Dans la matinée, bombardement du côté de l’hôtel de ville ; on signale des blessés à la maison Mauroy, rue de Mars.

– A 17 heures, les obus recommencent à siffler ; ce sont encore des incendiaires. Les explosions continuent à se faire entendre jusqu’au moment où je regagne la rue Bonhomme, vers 20 h.

Avant de rentrer au n°8, je cause pendant quelques instants, dans la rue, avec Mme Marmotin, Mme Bauchart et son fils Henri, et, le calme semblant revenu, je vais me coucher à 21 h, ayant un grand besoin de dormir. A 21 h 1/2, je suis réveillé par des éclatements tout proches, mais je suis si fatigué et si bien installé dans mon lit que je ne voudrais pas me lever pour rien ; au surplus, il ne fait pas chaud.

Je me laisse donc aller dans le sommeil insensiblement ; deux ou trois des sifflements perçus encore vaguement me font penser chaque fois, d’une façon presque inconsciente : « Ho ! c’est peut-être le dernier », puis je me rendors. Cependant, de nouveaux éclatements ne tardent pas à m’alerter sérieusement ; il ne s’agit plus de dormir, il faut bouger et faire vite, le danger paraît imminent. Avant que j’aie eu le temps d’allumer la lampe Pigeon, une explosion formidable se fait entendre sur l’arrière d’une maison de la rue Cérès, mitoyenne avec le fond du jardin ; assis sur mon lit, disposé dans la salle à manger, j’en ai vu parfaitement la flamme, à quinze mètres à peine, devant mes yeux. Je pense : « Cette fois, c’est le moment », et je commence à m’habiller en hâte ; les sifflements se suivent serrés – les obus continuant à tomber aux alentours, par rafales de cinq ou six – l’angoisse vient, tandis qu’il me faut lacer mes chaussures. Je m’efforce de rester calme pour aller plus vite, et, malgré tout, la violence du tir me fait craindre de n pouvoir m’abriter à temps.

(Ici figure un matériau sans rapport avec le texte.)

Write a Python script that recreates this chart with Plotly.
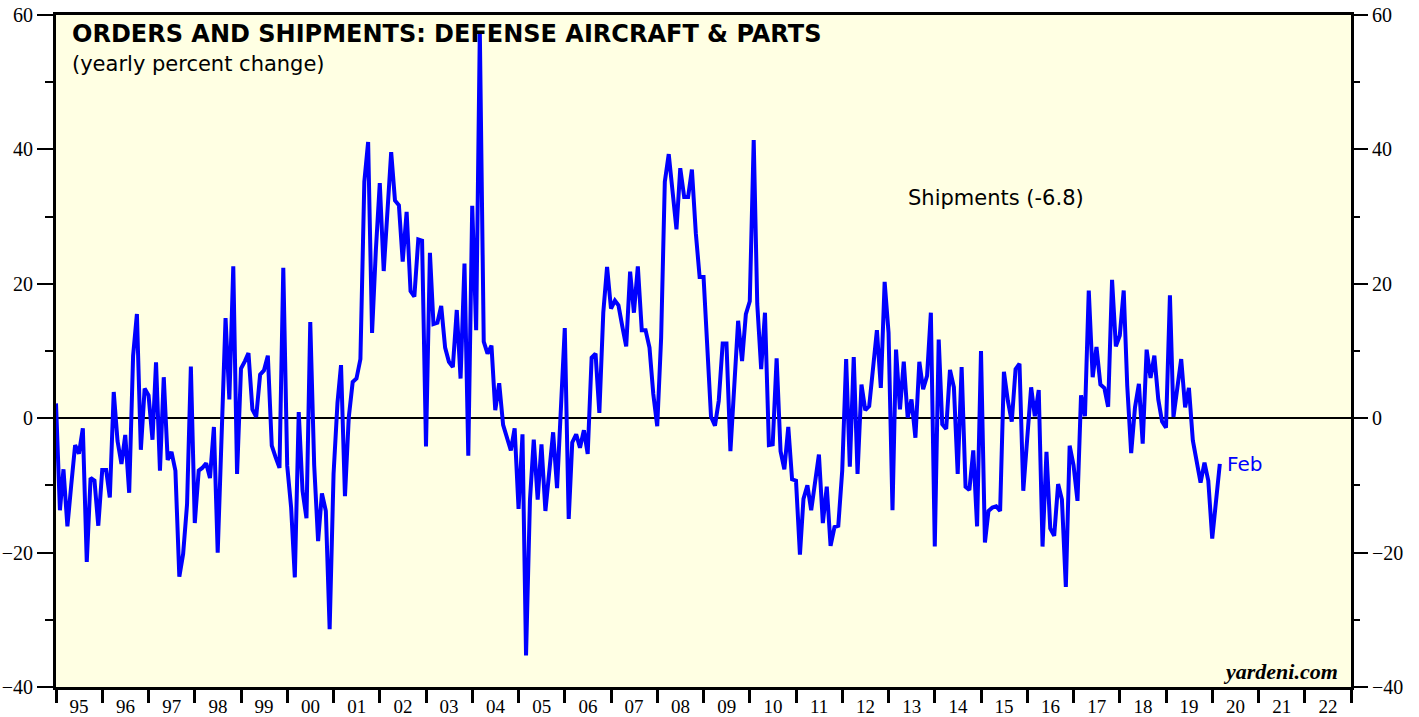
import pandas as pd
import plotly.graph_objects as go

# Yearly % change in shipments of defense aircraft & parts (monthly, last = Feb 2020)
seg_1 = [2.2, -13.7, -7.6, -16.1, -10.0, -4.0, -5.3, -1.5, -21.4, -8.9, -9.3, -16.0,
         -7.7, -7.7, -11.8, 3.9, -3.4, -6.8, -2.5, -11.1, 9.3, 15.5, -4.7, 4.4,
         3.4, -3.2, 8.3, -7.8, 6.1, -6.2, -5.0, -7.8, -23.6, -20.2, -12.8, 7.7,
         -15.6, -7.8, -7.4, -6.7, -8.9, -1.3, -20.0, -2.5, 14.9, 2.8, 22.6, -8.3]
seg_2 = [7.4, 8.5, 9.7, 1.3, 0.2, 6.5, 7.1, 9.3, -4.1, -5.8, -7.4, 22.4,
         -7.1, -13.3, -23.7, 0.9, -10.8, -14.9, 14.3, -7.0, -18.3, -11.2, -13.8, -31.4,
         -8.3, 2.3, 7.9, -11.6, 0.1, 5.4, 5.9, 8.8, 35.2, 41.1, 12.7, 25.0,
         35.0, 21.9, 31.0, 39.6, 32.4, 31.7, 23.3, 30.7, 18.9, 18.1, 26.6, 26.4]
seg_3 = [-4.2, 24.6, 14.0, 14.2, 16.7, 10.5, 8.4, 7.6, 16.1, 5.9, 23.0, -5.6,
         31.6, 13.1, 57.6, 11.4, 9.6, 10.8, 1.2, 5.2, -1.0, -2.8, -4.8, -1.5,
         -13.5, -2.4, -35.3, -12.2, -3.2, -12.1, -3.9, -13.8, -7.7, -2.1, -10.4, 0.8,
         13.4, -15.0, -3.6, -2.4, -4.4, -1.8, -5.3, 9.0, 9.6, 0.8]
seg_4 = [15.7, 22.5, 16.3, 17.5, 16.8, 13.6, 10.7, 21.8, 15.7, 22.6, 13.1, 13.1,
         10.5, 3.6, -1.2, 12.0, 35.2, 39.3, 33.7, 28.1, 37.2, 32.9, 32.9, 37.0,
         27.5, 21.0, 21.0, 10.5, 0.2, -1.1, 2.6, 11.1, 11.1, -4.9, 4.8, 14.5,
         8.5, 15.5, 17.4, 41.4, 17.0, 7.3, 15.7, -4.0, -3.9, 8.9]
seg_5 = [-4.9, -7.6, -1.3, -9.1, -9.3, -20.3, -12.0, -10.0, -13.7, -9.0, -5.4, -15.6,
         -10.2, -19.0, -16.2, -16.0, -7.8, 8.8, -7.2, 9.1, -8.3, 5.0, 1.2, 1.8,
         7.0, 13.1, 4.5, 20.3, 12.7, -13.7, 10.2, 1.3, 8.4, 0.1, 2.8, -2.9,
         8.4, 4.3, 6.3, 15.7, -19.1, 11.7, -0.9, -1.6, 7.2, 4.6, -8.3]
seg_6 = [7.6, -10.2, -10.7, -4.8, -16.1, 10.0, -18.5, -13.8, -13.3, -13.1, -13.8, 6.9,
         2.6, -0.5, 7.3, 8.1, -10.8, -3.0, 4.6, 0.3, 4.2, -19.1, -5.0, -16.4,
         -17.5, -9.8, -12.1, -25.1, -4.1, -7.0, -12.3, 3.4, 0.3, 19.0, 6.1, 10.6,
         5.0, 4.5, 1.7, 20.6, 10.7, 12.3, 19.0, 4.8, -5.2, 1.6, 5.1,
         -3.8, 10.2, 6.0, 9.3, 2.8, -0.5, -1.4, 18.3, 0.2, 4.6, 8.8, 1.6,
         4.5, -3.3, -6.3, -9.6, -6.6, -9.3, -17.9, -12.3, -6.8]

shipments = seg_1 + seg_2 + seg_3 + seg_4 + seg_5 + seg_6
last_month = "2020-02"
last_label = "Feb"
year_labels_start, year_labels_end = "1995-01-01", "2023-01-01"

months = pd.period_range(end=last_month, periods=len(shipments), freq="M")
dates = months.to_timestamp(how="end")

SERIF = "Liberation Serif, Times New Roman, serif"
SANS = "DejaVu Sans, Arial, sans-serif"

fig = go.Figure()
fig.add_trace(go.Scatter(x=dates, y=shipments, mode="lines",
                         line=dict(color="#0000FF", width=4), showlegend=False))
fig.add_trace(go.Scatter(x=dates, y=shipments, mode="lines", yaxis="y2",
                         line=dict(color="rgba(0,0,0,0)", width=0), showlegend=False,
                         hoverinfo="skip"))

yax = dict(range=[-40, 60], dtick=20, tick0=0, ticks="outside", ticklen=16, tickwidth=1.5,
           tickcolor="black", showgrid=False, automargin=False, ticklabeloverflow="allow",
           minor=dict(dtick=10, tick0=0, ticks="outside", ticklen=8, tickwidth=1.5,
                      tickcolor="black", showgrid=False),
           tickfont=dict(family=SERIF, size=20, color="black"), fixedrange=True)

fig.update_layout(
    width=1419, height=717,
    margin=dict(l=56, r=68, t=15, b=30, autoexpand=False),
    paper_bgcolor="white", plot_bgcolor="#FFFFE3",
    xaxis=dict(type="date", range=[year_labels_start, year_labels_end], automargin=False,
               tick0="1995-01-01", dtick="M12", tickformat="%y", ticklabelmode="period",
               ticks="outside", ticklen=13, tickwidth=2.5, tickcolor="black",
               ticklabelstandoff=-13, ticklabeloverflow="allow",
               showline=True, linewidth=3, linecolor="black", mirror=True,
               showgrid=False, tickfont=dict(family=SERIF, size=19, color="black")),
    yaxis=dict(**yax, showline=True, linewidth=3, linecolor="black", mirror=True,
               zeroline=True, zerolinecolor="black", zerolinewidth=1.5),
    yaxis2=dict(**yax, overlaying="y", side="right", showline=False, zeroline=False),
)

fig.add_annotation(xref="paper", yref="paper", x=0.011, y=0.9717, xanchor="left", yanchor="middle",
                   text="<b>ORDERS AND SHIPMENTS: DEFENSE AIRCRAFT & PARTS</b>", showarrow=False,
                   font=dict(family=SANS, size=24, color="black"))
fig.add_annotation(xref="paper", yref="paper", x=0.011, y=0.927, xanchor="left", yanchor="middle",
                   text="(yearly percent change)", showarrow=False,
                   font=dict(family=SANS, size=21, color="black"))
fig.add_annotation(xref="paper", yref="paper", x=0.6564, y=0.7277, xanchor="left", yanchor="middle",
                   text=f"Shipments ({shipments[-1]:.1f})", showarrow=False,
                   font=dict(family=SANS, size=21, color="black"))
fig.add_annotation(x=dates[-1], y=shipments[-1], xanchor="left", yanchor="middle", xshift=5,
                   text=last_label, showarrow=False,
                   font=dict(family=SANS, size=20, color="#0000FF"))
fig.add_annotation(xref="paper", yref="paper", x=0.9915, y=0.0238, xanchor="right", yanchor="middle",
                   text="<b><i>yardeni.com</i></b>", showarrow=False,
                   font=dict(family=SERIF, size=22, color="black"))

# remove the default page margin so the figure fills the 1419x717 window exactly
fig.write_html("out.html", config={"displayModeBar": False},
               post_script="document.body.style.margin='0';")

En effet, il ne s’est pas encore écoulé deux minutes, qu’à l’instant précis où j’en suis à boutonner la ceinture de mon pantalon, un choc terrible, une explosion épouvantable, un ébranlement de la maison se produisent simultanément me donnant, en même temps la certitude entrevue comme l’éclair, que tout ce qui se trouve au-dessus de moi va s’écrouler et m’écraser. Quelques secondes s’écoulent. Le m’étais courbé brusquement ; je reste surpris de me redresser si aisément, de ne pas me trouve pris sous des matériaux disloqués. Le plafond n’a pas cédé, je suis pourtant convaincu que la maison touchée par le haut a été démolie en partie ; en même temps que le bruit terrible de l’éclatement du projectile, s’est produit celui de l’arrachement de pièces de charpente et de pierres envoyées de tous côtés. Une pluie de gravats, de plâtras s’est abattue sur la véranda et couvre la cour, et, lorsque je sors pour me rendre enfin dans le sous-sol à deux issues de la maison voisine, rue Bonhomme 10, la rue est également jonchée de débris.

J’appelle, à côté, après avoir sonné et resonné, mais les voisines et voisins effrayés sont descendus du sous-sol dans la cave. je dois attendre des minutes qui me paraissent infiniment longues ; je ne sais si l’on m’a entendu et les obus volent toujours par rafales pour tomber tout près, car des pans de murs s’effondrent sous les chocs dans les ruines, à proximité. Le jeune Henri vient tout de même m’ouvrir et redescend aussitôt auprès de sa mère et de l’autre voisine du n°5, qui se tiennent à la cave. Je préfère rester seul au sous-sol.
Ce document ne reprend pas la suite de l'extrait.